Collection entries
═══

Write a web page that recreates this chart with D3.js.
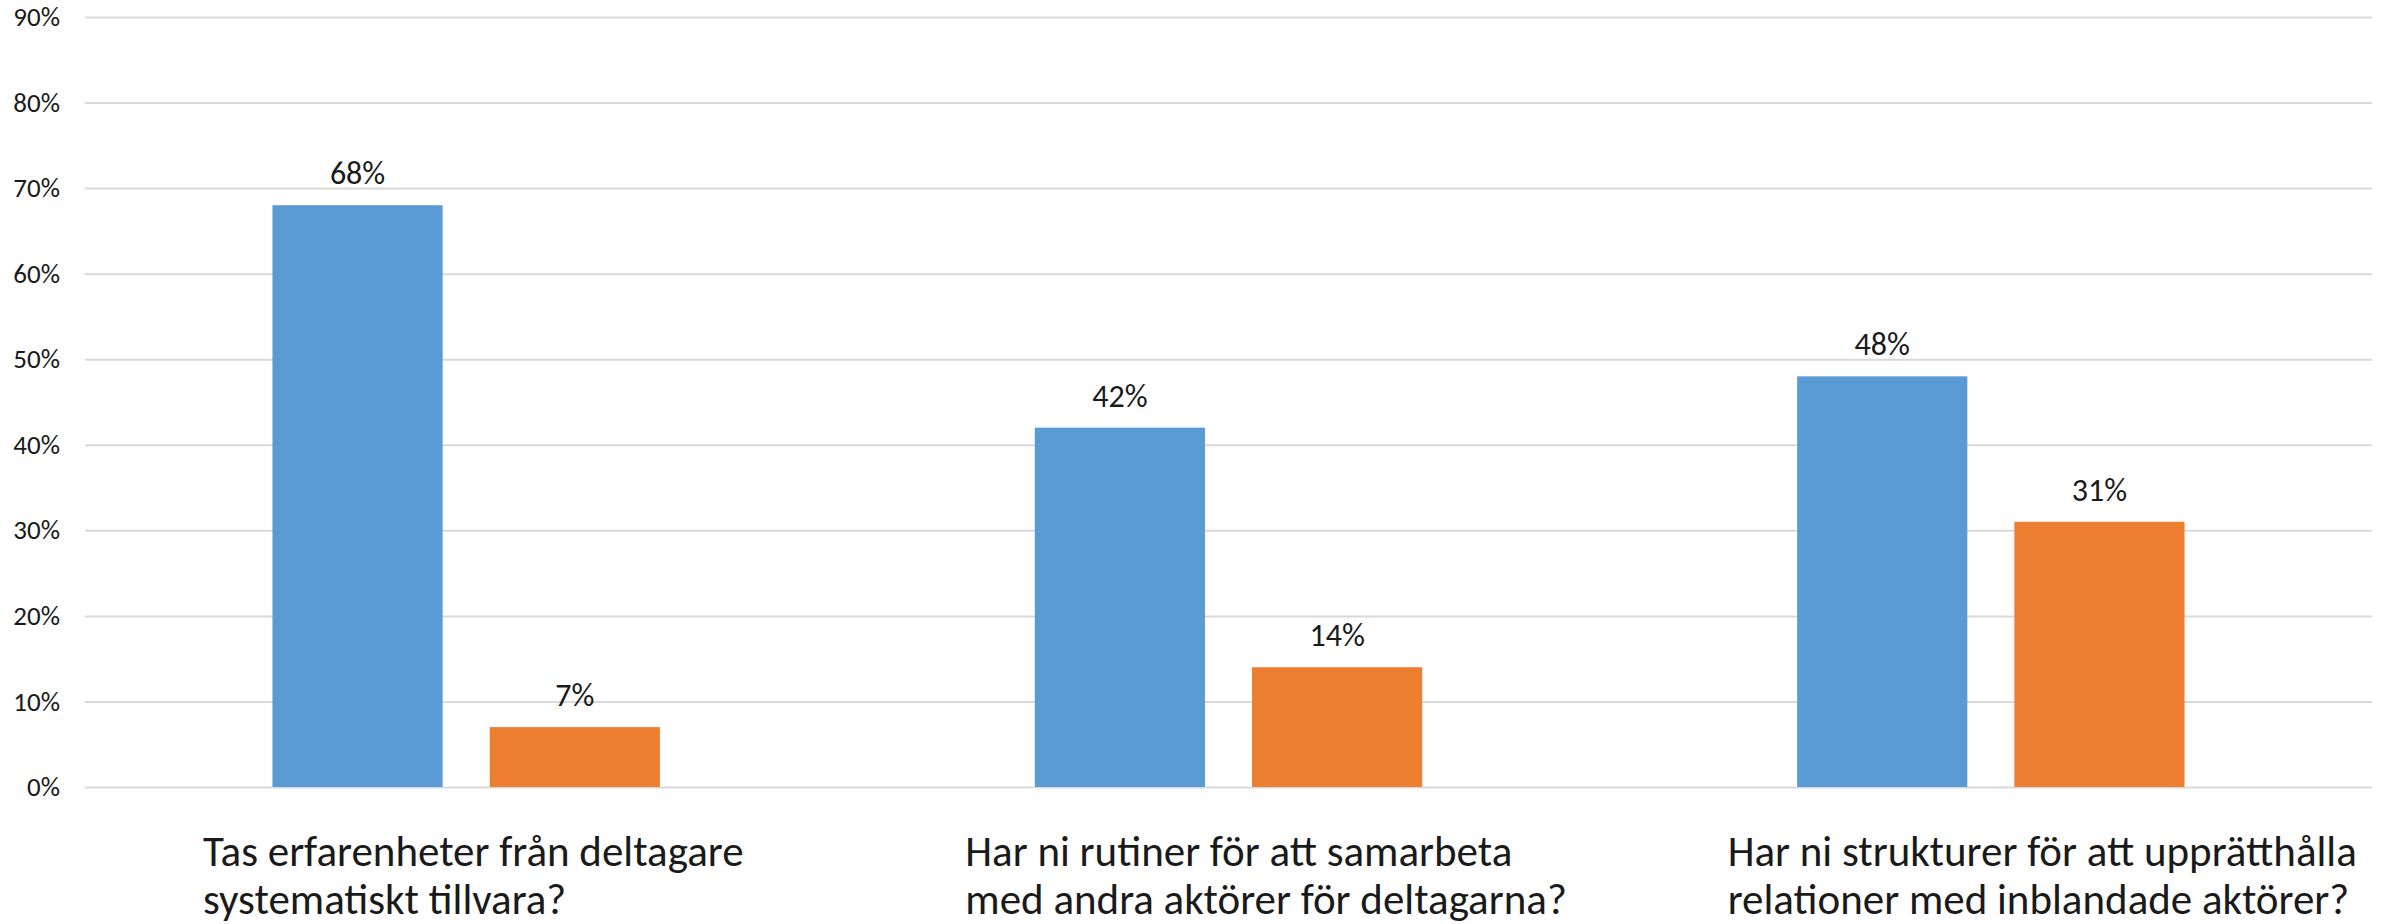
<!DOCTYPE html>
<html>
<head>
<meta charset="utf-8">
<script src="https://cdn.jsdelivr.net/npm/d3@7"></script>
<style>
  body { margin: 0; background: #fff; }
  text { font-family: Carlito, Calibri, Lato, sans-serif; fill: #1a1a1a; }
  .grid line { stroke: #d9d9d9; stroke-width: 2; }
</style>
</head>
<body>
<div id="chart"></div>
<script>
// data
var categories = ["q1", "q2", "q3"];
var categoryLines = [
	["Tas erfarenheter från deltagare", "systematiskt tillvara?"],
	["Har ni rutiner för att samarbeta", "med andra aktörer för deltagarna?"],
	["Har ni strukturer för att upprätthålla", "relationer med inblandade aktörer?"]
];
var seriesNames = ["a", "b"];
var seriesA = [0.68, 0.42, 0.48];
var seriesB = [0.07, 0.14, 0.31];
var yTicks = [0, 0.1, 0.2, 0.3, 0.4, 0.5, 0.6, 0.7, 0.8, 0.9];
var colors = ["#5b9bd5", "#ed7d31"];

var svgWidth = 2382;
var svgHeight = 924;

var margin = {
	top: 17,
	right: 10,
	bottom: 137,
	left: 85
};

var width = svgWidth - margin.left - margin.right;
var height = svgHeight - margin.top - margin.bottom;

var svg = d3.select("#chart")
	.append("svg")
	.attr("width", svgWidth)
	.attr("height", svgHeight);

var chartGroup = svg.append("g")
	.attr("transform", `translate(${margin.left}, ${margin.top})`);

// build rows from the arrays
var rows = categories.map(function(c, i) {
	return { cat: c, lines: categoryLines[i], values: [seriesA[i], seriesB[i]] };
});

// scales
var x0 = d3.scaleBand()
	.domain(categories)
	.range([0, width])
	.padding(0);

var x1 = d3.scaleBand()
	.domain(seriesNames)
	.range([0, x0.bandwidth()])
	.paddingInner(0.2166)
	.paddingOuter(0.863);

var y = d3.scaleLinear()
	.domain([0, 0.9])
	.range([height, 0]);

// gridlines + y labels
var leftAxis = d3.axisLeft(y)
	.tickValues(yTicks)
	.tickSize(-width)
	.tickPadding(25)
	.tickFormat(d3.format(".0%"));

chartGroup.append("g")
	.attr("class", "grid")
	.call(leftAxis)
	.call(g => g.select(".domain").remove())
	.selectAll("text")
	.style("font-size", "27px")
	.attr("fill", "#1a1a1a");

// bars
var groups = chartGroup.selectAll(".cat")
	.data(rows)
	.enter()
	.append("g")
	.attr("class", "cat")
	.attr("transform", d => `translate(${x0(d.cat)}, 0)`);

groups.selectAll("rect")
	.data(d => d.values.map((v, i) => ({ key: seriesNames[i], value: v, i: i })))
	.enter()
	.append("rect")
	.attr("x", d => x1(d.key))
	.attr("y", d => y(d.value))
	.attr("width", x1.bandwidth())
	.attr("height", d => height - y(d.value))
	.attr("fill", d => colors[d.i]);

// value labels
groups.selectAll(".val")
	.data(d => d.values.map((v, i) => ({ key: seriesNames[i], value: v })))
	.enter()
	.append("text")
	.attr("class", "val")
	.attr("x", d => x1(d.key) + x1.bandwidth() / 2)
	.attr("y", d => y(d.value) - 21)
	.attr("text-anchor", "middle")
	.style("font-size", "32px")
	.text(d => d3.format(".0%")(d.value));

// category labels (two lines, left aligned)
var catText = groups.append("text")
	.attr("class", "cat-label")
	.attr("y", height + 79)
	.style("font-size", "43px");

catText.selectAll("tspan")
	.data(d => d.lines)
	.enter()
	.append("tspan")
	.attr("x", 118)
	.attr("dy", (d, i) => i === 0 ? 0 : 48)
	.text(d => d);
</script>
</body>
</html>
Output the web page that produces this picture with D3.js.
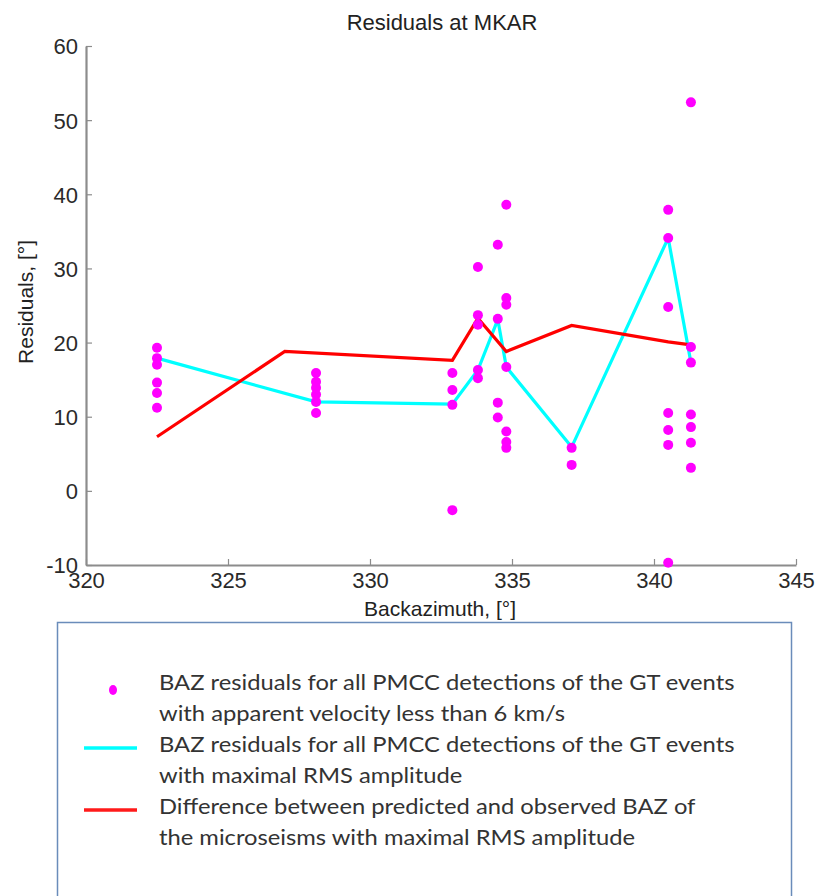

═══

#### Short task:
Pick out every line above that contains the word "this" and copy it.

#### Written solution:
Write a web page that recreates this chart with D3.js.
Output the web page that produces this picture with D3.js.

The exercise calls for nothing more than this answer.